Dieser Inhalt steht nur eingeloggten Mitgliedern zur Verfügung.
        



Ich hab im Moment das Problem das der durchschnittliche Wallpaper Manager minimal mit meinem Desktopsetup überfordert ist.

Ich hab einerseits einen 24" Monitor Seitenverhältniss 16:9 mit einer Auflösung von 1920*1080.
Mein anderer Monitor ist ein 21" Monitor Seitenverhältniss 4:3 mit einer Auflösung von 1280*1024.

Das Problem dabei besteht nun das egal in welchem Format ich mir meine Desktophintergründe besorge immer Ränder entstehen, damit das Seitenverhältniss gewährt bleibt.
Strecke ich die Bilder wirds häßlich weil das SV nicht mehr stimmt. Eine Lösung die ich als akzeptabel empfände wäre ein farblich angpasster Hintergund der die Ränder des Bildes verschwommen weiterführt. Ein einfarbiger Hintergrund ist meistens stark störend. Ein von mir erstelltes Beispiel sieht man oben.

Die perfekte Lösung wäre ein Wallpapermanager der diese Funktion direkt inne hat. So müssten die Orginalbilder nicht bearbeitet werden.

Falls jemand Ideen zur Lösung des Problem hat immer her damit !

MfG
Kenny

P.S. Der WPM muss mehrere Monitore handeln und einzeln ansteuern können.


----------



## gehix (21. Mai 2012)

Also so ganz verstehe ich das Problem jetzt nicht.

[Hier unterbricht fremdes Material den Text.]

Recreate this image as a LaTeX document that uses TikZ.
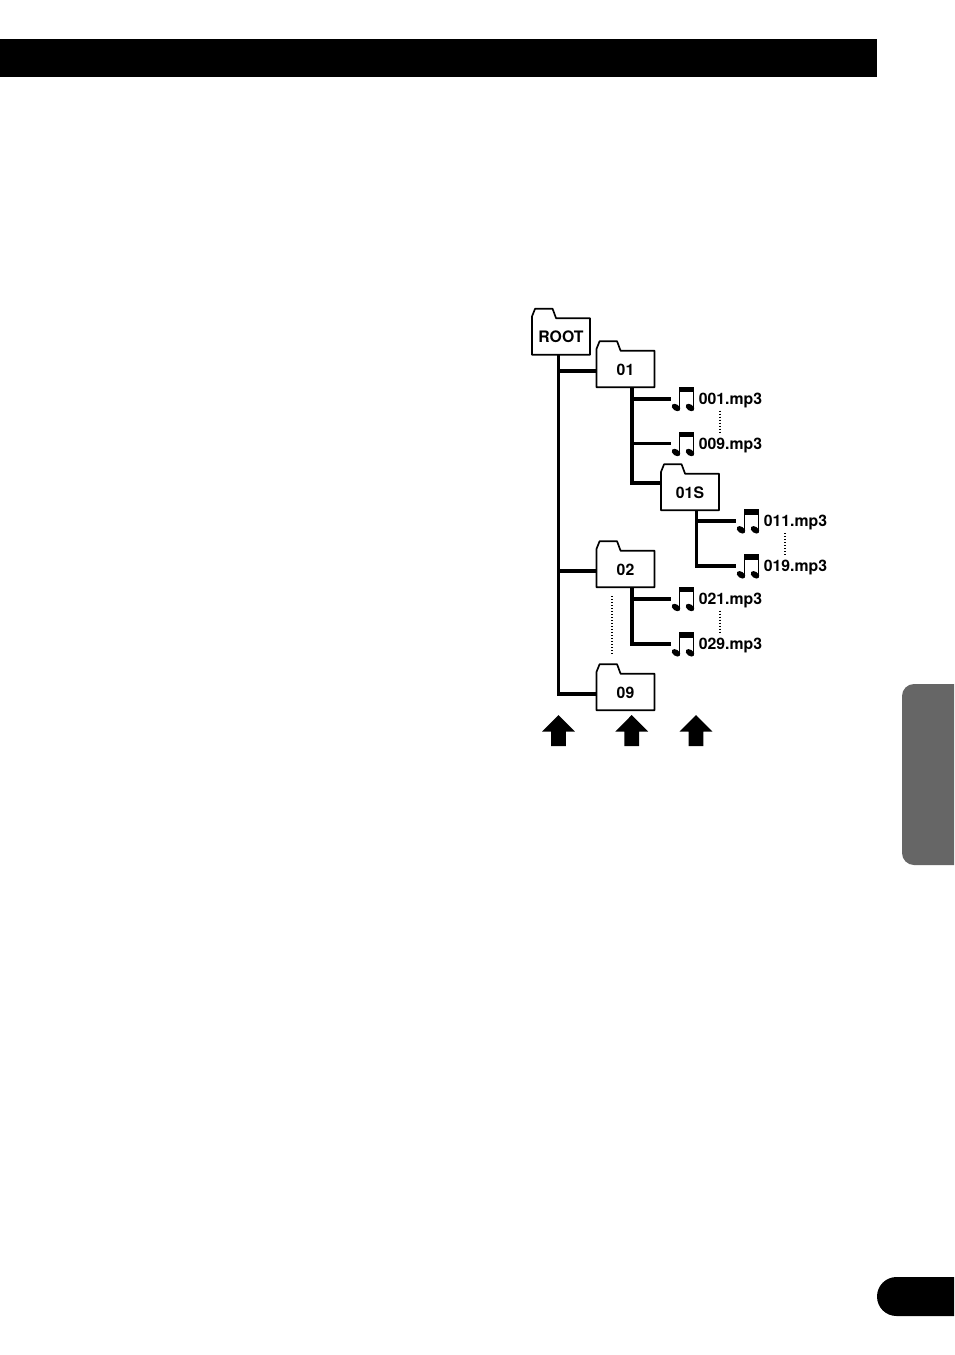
\documentclass[tikz,border=0pt]{standalone}
\usepackage{xcolor}
\usepackage{fontspec}
\setmainfont{TeX Gyre Heros}
\usepackage{tikz}
\usetikzlibrary{positioning, calc}
\definecolor{tabgray}{RGB}{102, 102, 102}

\begin{document}
\begin{tikzpicture}[
  x=0.75pt, y=-0.75pt,
  font=\fontsize{11.85}{14}\selectfont\bfseries,
  folder/.style={
    inner sep=0pt, text height=9.3pt, text depth=0pt,
    minimum width=43pt, minimum height=27pt
  },
  filename/.style={anchor=west, inner sep=0pt},
  trunk/.style={line width=2.4pt},
  branch/.style={line width=2.7pt},
  dotline/.style={line width=1.5pt, dash pattern=on 0.85pt off 1.4pt},
  note/.pic={
    \fill (8,-11.7) rectangle (23.2,-6.5);
    \draw[line width=1.3pt] (8.6,-7) -- (8.6,9.5);
    \draw[line width=1.3pt] (22.6,-7) -- (22.6,9.5);
    \fill[rotate around={-35:(5,8.8)}] (5,8.8) ellipse (4.8 and 3.1);
    \fill[rotate around={-35:(19,8.8)}] (19,8.8) ellipse (4.8 and 3.1);
  }
]
\useasboundingbox (0,0) rectangle (954,1355);
\fill[white] (0,0) rectangle (954,1355);

% page furniture
\fill (0,39) rectangle (877,77);
\fill[tabgray] (954,684) [rounded corners=9pt] -- (902,684) -- (902,865) [sharp corners] -- (954,865) -- cycle;
\fill (954,1277) [rounded corners=14.6pt] -- (877,1277) -- (877,1316) [sharp corners] -- (954,1316) -- cycle;

% connector ends
\coordinate (t00) at (558.5,354);
\coordinate (t01) at (632,387);
\coordinate (t02) at (632,587);
\coordinate (t1s) at (696.5,510);
\coordinate (c01) at (597,371);
\coordinate (c02) at (597,571);
\coordinate (c09) at (597,694);
\coordinate (c1s) at (661.5,483);
\coordinate (n001) at (671,398.7);
\coordinate (n009) at (671,443.7);
\coordinate (n011) at (736,521);
\coordinate (n019) at (736,566);
\coordinate (n021) at (671,598.7);
\coordinate (n029) at (671,644);

% tree lines
\draw[trunk] (t00) |- (c09);
\draw[trunk] (t00 |- c01) -- (c01);
\draw[trunk] (t00 |- c02) -- (c02);
\draw[branch, line width=3pt] (t01) |- (c1s);
\draw[branch] (t01 |- n001) -- (n001);
\draw[trunk] (t01 |- n009) -- (n009);
\draw[trunk] (t1s) |- (n019);
\draw[trunk] (t1s |- n011) -- (n011);
\draw[branch] (t02) |- (n029);
\draw[branch] (t02 |- n021) -- (n021);

% folders
\node[folder] (root) at (561,336.5) {ROOT};
\node[folder] (f01) at (625.5,369) {01};
\node[folder] (f1s) at (690,492) {01S};
\node[folder] (f02) at (625.5,569) {02};
\node[folder] (f09) at (625.5,692) {09};
\foreach \f in {root,f01,f1s,f02,f09}
  \draw[line width=1.25pt, line join=round] (\f.north west) -- ++(0,-2) -- ++(3,-7.5) -- ++(17.5,0) -- ++(3.5,9.5) -- (\f.north east) -- (\f.south east) -- (\f.south west) -- cycle;

% files
\foreach \n/\t in {001/001.mp3,009/009.mp3,011/011.mp3,019/019.mp3,021/021.mp3,029/029.mp3}{
  \pic at (n\n) {note};
  \node[filename, right=27.5 of n\n, yshift=-1pt] (l\n) {\t};
}

% dots
\draw[dotline] ($(l001.south)+(-10.5,3)$) -- ($(l009.north)+(-10.5,-3)$);
\draw[dotline] ($(l011.south)+(-10.5,3)$) -- ($(l019.north)+(-10.5,-3)$);
\draw[dotline] ($(l021.south)+(-10.5,3)$) -- ($(l029.north)+(-10.5,-3)$);
\draw[dotline] ($(f02.south)+(-14,9)$) -- ($(f09.north)+(-14,-18.5)$);

% arrows
\foreach \x in {558.5,631.7,696}
  \fill (\x,715) -- ++(16.3,16.5) -- ++(-9,0) -- ++(0,14.5) -- ++(-14.6,0) -- ++(0,-14.5) -- ++(-9,0) -- cycle;
\end{tikzpicture}
\end{document}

Willst du einen Wallpaper haben, der jetzt über beide Monitore geht, oder 2 Wallpaper (die gleichen) nur in den Auflösungen 1920*1080 und 1280*1024 und ohne Ränder ??

Wenn die Ränder weghaben willst, kannst des in Photoshop mitm Verlauf machen. Sprich den Rand deines Wallpaper. 
Wenn das nur ohne Ränder sein soll, kann ich dir was machen.


----------



## Sarjin (21. Mai 2012)

Egal auf welche Größe ich Bilder mache. um das Seitenverhältniss zu wahren entstehen immer Ränder auch wenn auf einem Monitor keiner entsteht passt das Bild nicht auf den anderen.

Das Programm wählt zufällig jeweils ein Bild pro Monitor aus.

Die Idee ist angepasste Hintergründe die in etwa dem Farbmix des Bildes entsprechen zu setzen.

Oder eine Methode die es möglich macht Bilder auf beiden Monitoren möglichst ohne Rand dazustellen ohne des Seitenverhältniss zu ändern. Ein Möglichkeit dafür wäre Bereiche definieren zu können die ausgeblendet werden können.

BSP: 


			Dieser Inhalt steht nur eingeloggten Mitgliedern zur Verfügung.
        


Linker Bereich kann weggelassen werden um wichtigen Teil dazustellen.
Wenn man sowas durch Transparenz definieren könnte wäre das schon eine Lösung.


----------